DJ BHP, Commonwealth Bank Vie to Be Australia's Biggest Stock
Mar 18, 2013 (Dow Jones Commodities News via Comtex) --
By Caroline Henshaw
SYDNEY--A slump in global commodities has pummeled BHP Billiton Ltd. (BHP) over the past year, with the Australian miner on Monday briefly losing its status as the biggest company on the country's stock exchange.
The dominance of BHP--nicknamed the Global Australian for its geographical spread of resources assets--is being challenged by Commonwealth Bank of Australia (CBA.AU) as concerns about softer demand for commodities like iron ore and coal, particularly in China, make Australian banks' high-yielding shares more attractive.
BHP's Australia-listed stock has lost a quarter of its value since peaking in April to 111.41 billion Australian dollars (US115.50 billion). Over the same period, shares in Commonwealth Bank--Australia's largest lender--have surged by roughly 30% to A111.39 billion.
That trend was underscored during trading Monday when Commonwealth Bank's market capitalization topped A111.85 billion, briefly surpassing the value of BHP's locally listed shares.
To be sure, Melbourne-based BHP remains the more valuable company. A dual listing in London means BHP, which traces its roots back to the discovery of silver, lead and zinc in the Outback in the nineteenth century, is worth around US180 billion.

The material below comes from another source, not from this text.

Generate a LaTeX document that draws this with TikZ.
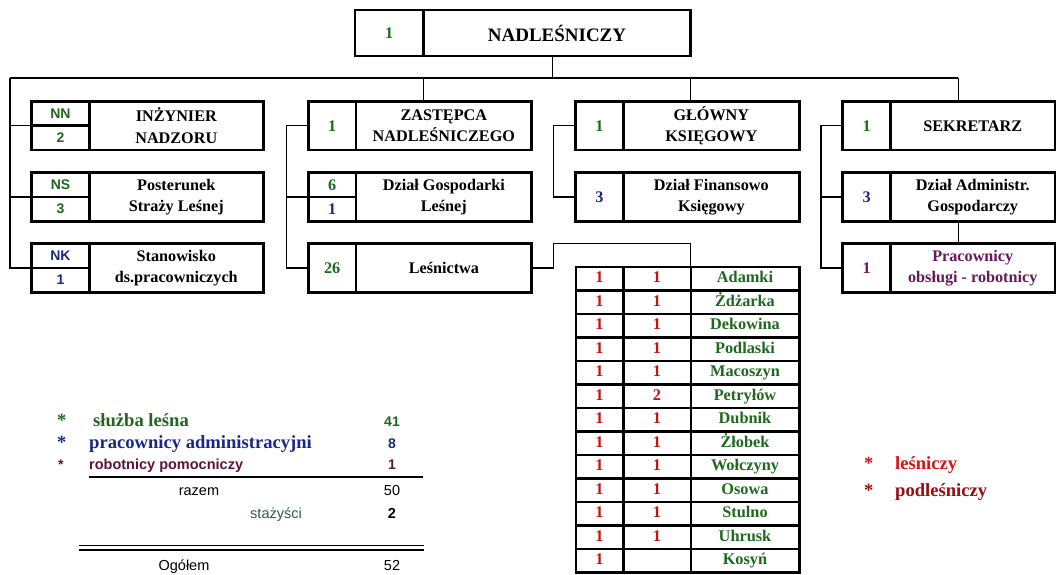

For investors in Australia's share market, the issue isn't simply a matter of bragging rights. Many traders, including those managing so-called tracker funds, weight their Australian investments according to the relative values of companies on the stock market.
Australian banks have become more attractive to investors as easing funding costs and the improving outlook for the domestic economy boosted profits. Bank shares have outperformed the market by roughly a fifth in the past year, and now account for a record 30% of the share market.
Matthew Sherwood, head of investment research at Perpetual, which manages around A24 billion of assets, said the shift shows that investors still prefer the perceived safety of Australia's highly-rated banks to its miners, which have been hit by spiralling costs and a waning mining boom.
Commonwealth Bank and BHP painted a contrasting picture when updating the market last month on their earnings in the six months to Dec. 31.
Commonwealth Bank reported a small uptick in half-year net profit to A3.66 billion, benefiting from a year-long campaign of interest-rate cuts by Australia's central bank that has slowly rebuilt consumer and business confidence.
BHP, however, reported that its first-half net profit fell to US4.24 billion from 10.04 billion a year earlier, in part due to hefty writedowns on Australian aluminum and nickel assets as commodity prices slowed. BHP said last month that Chief Executive Marius Kloppers will step down this year and will be replaced by Andrew Mackenzie, who heads the company's non-ferrous metals division.
Analysts say Mr. Mackenzie is likely to pursue a strategy of selling poorly performing or smaller assets to focus on more profitable projects, while continuing to look for ways to cut costs. That approach mirrors several of BHP's mining peers, including Rio Tinto PLC (RIO), whose shares have also fallen sharply over the past year as commodities demand softened.
"Banks, given their highly reliable earnings and yields, have risen very aggressively," Mr. Sherwood said. "Resources have swung from being a price game to a costs game."